Taher turned toward Amna with a questioning look. But Amna looked straight at me and shook her head.
There was certainty in her face, in the smoothness of her brow, the tightness of her lips. “No,” they both said at once. “We’ll come another time.”
“Of course,” I said.
I waved to them as they drove away. Then I stood for a while by the jacaranda tree in front of my house. I remember waiting for my anger to rise. Anger at myself for my fearfulness. And at my Arab friends for turning away. But what I felt instead was my body relaxing, the rhythm of my breathing slowing down.
Back at the party, the guests were singing: “Siman tov u’mazel tov, mazel tov u’siman tov, yeheh lanu.” May auspicious signs and good luck be with us, u’lechol Yisrael, and with all of Israel. “All of Israel” – that included me, but not my Arab friends; my community, but not theirs. I realized that Amna and Taher had understood this, the sharp divide between what could be and what was.

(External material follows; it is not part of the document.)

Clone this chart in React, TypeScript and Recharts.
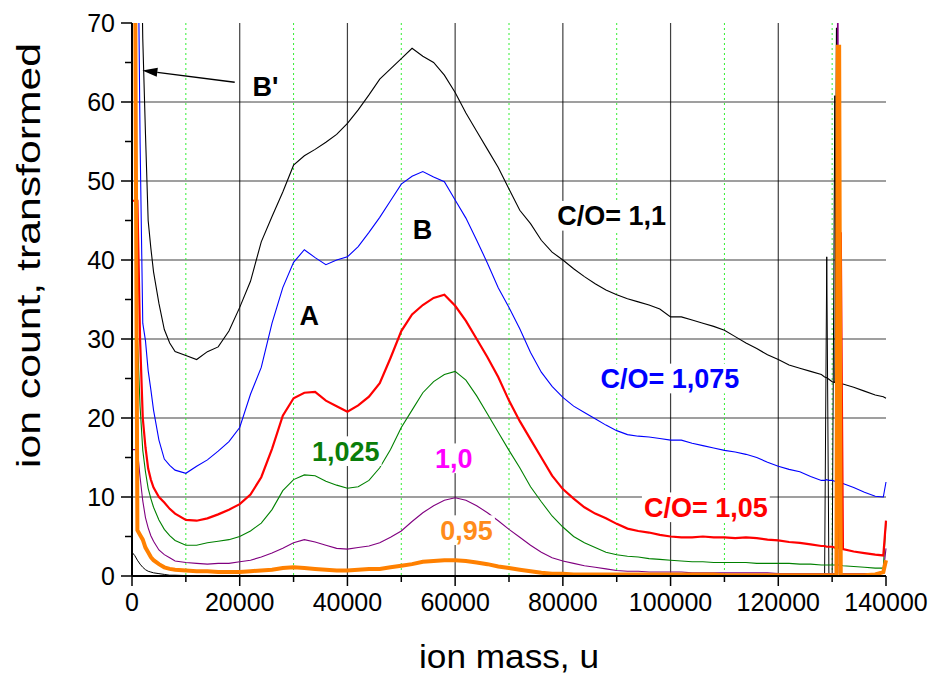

“Who came?” Ben asked. He had walked up the hill to join me.
“Amna and Taher.”
“They left,” I said, steeling myself against what I thought he must be thinking. Don’t say a word, I wanted to tell him – imagining, rather than seeing, his “I told you so” look. But there was no need. Ben just nodded.
Oh, Ben, I wanted to say, and longed to lean my head against his shoulder because the world around me had begun to spin. But I stood next to him quietly at the top of the hill and waited for the sensation to pass.